Counting number of sample points in an experiment

Question

An experiment has $n$ outcomes, which is repeated $r$ times. Let $\{x_1,x_2, \ldots, x_n\}$ record the occurrences of $\{A_1,A_2, \ldots, A_n\}$. Show that the number of sample points is $$\binom{n+r-1}{r-1}.$$

Approach 1: In this question, the experiment is carried out $r$ times. I represent the set of outcomes by set $S$.

If the experiment is repeated $2$ times, the number of sample points would be

$$\{A_1,A_2, \ldots, A_n\} \times \{A_1,A_2, \ldots, A_n\}$$

Clearly, each $(A_i, A_j)$ is an ordered pair, and the number of sample points is $n^2$.

If the experiment is performed $r$ times, we get $\vert \Omega \vert= n^r$.

Approach 2:

Here it is given that $\{x_1,x_2, \ldots, x_n\}$ record the outcomes, so we could think that each of $\{A_1,A_2, \ldots, A_n\}$ would have happened $0$ or more times.

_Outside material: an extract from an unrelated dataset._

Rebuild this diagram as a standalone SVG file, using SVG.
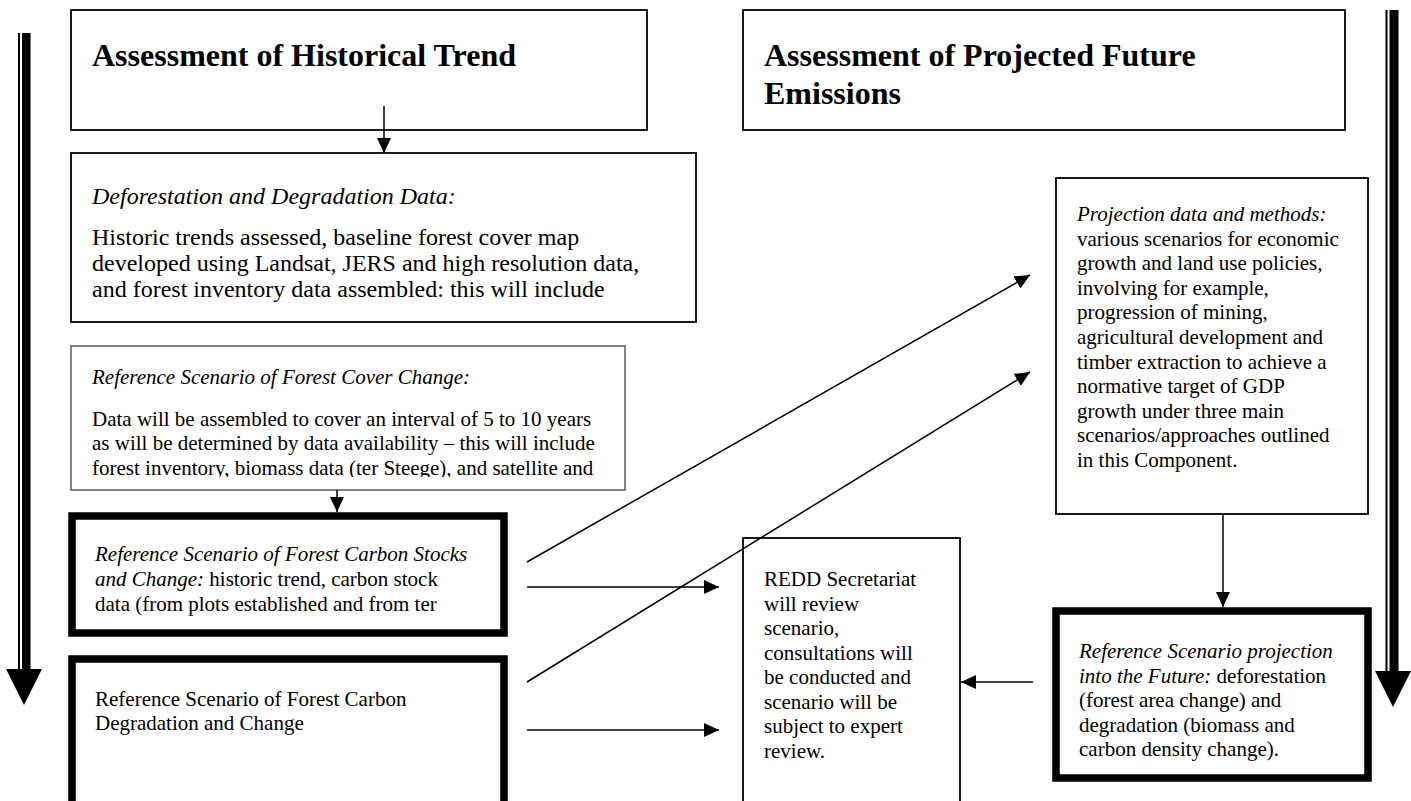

So we could write $$\{x_1+x_2+ \ldots + x_n =r\}$$ so the number of sample points would be same as the number of non negative integral solutions of the above equation which is $$\binom{r+n-1}{n-1}$$ which can be rewritten as $$\binom{n+r-1}{r}$$

In either approach, I am unable to find the correct answer, if I consider approach 2, I am trying to trace back the sample points with respect to the number of outcomes of each sample point in the original experiment. However, this leads to missing the count of other $n$ ordered tuples sample point which are counted in approach 1. Where am I going wrong?

Answer 1

Your second solution is correct.

The way I read this $A_1, A_2, \ldots, A_n$ are the possible outcomes of the experiment. If we let $x_i$ denote the number of times the outcome $A_i$, $1 \leq i \leq n$, occurs in $r$ trials of the experiment, then $$x_1 + x_2 + \ldots + x_n = r$$ is an equation in the nonnegative integers since outcome $A_i$ is not guaranteed to occur. Since a particular solution of the equation corresponds to the placement of $n - 1$ addition signs in a row of $r$ ones, the number of solutions of the equation in the nonnegative integers is $$\binom{r + n - 1}{n - 1} = \binom{r + n - 1}{r}$$ since we must choose which $n - 1$ of the $r + n - 1$ positions required for $r$ ones and $n - 1$ addition signs will be filled with addition signs or, alternatively, which $r$ of the $r + n - 1$ positions will be filled with ones.